Schema Versioning: Always embed the schema version identifier within the metadata payload. This prevents validation failures when regulatory standards evolve.
Cryptographic Signing: For high-assurance environments, sign the metadata payload using asymmetric keys. Store the public key fingerprint alongside the lineage record to enable third-party verification.
Immutable Lineage: Once injected, provenance records should be treated as append-only. Subsequent transformations generate new lineage entries rather than overwriting existing ones.
Audit Readiness: Maintain a centralized index mapping dataset URIs to their embedded lineage hashes. This enables rapid compliance audits without scanning petabytes of raw storage.
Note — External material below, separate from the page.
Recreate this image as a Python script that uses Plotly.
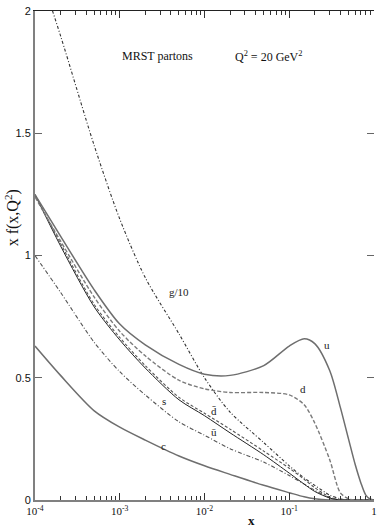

The ISO 19115-1 standard provides a robust foundation for geospatial metadata structuring, particularly for lineage and data quality elements. Organizations should map their internal governance requirements to ISO 19115-1:2014 to ensure interoperability across agency boundaries and facilitate cross-jurisdictional data sharing.

Conclusion

Embedding structured lineage directly into geospatial assets transforms metadata from an administrative afterthought into a core component of data integrity. By adopting deterministic injection workflows, validating payloads against strict schemas, and scaling operations through parallelized, memory-safe patterns, engineering teams can maintain audit-ready provenance at enterprise scale. When combined with robust pipeline architecture and cryptographic verification, metadata injection techniques provide the traceability required for modern geospatial governance, reducing compliance overhead while preserving spatial fidelity.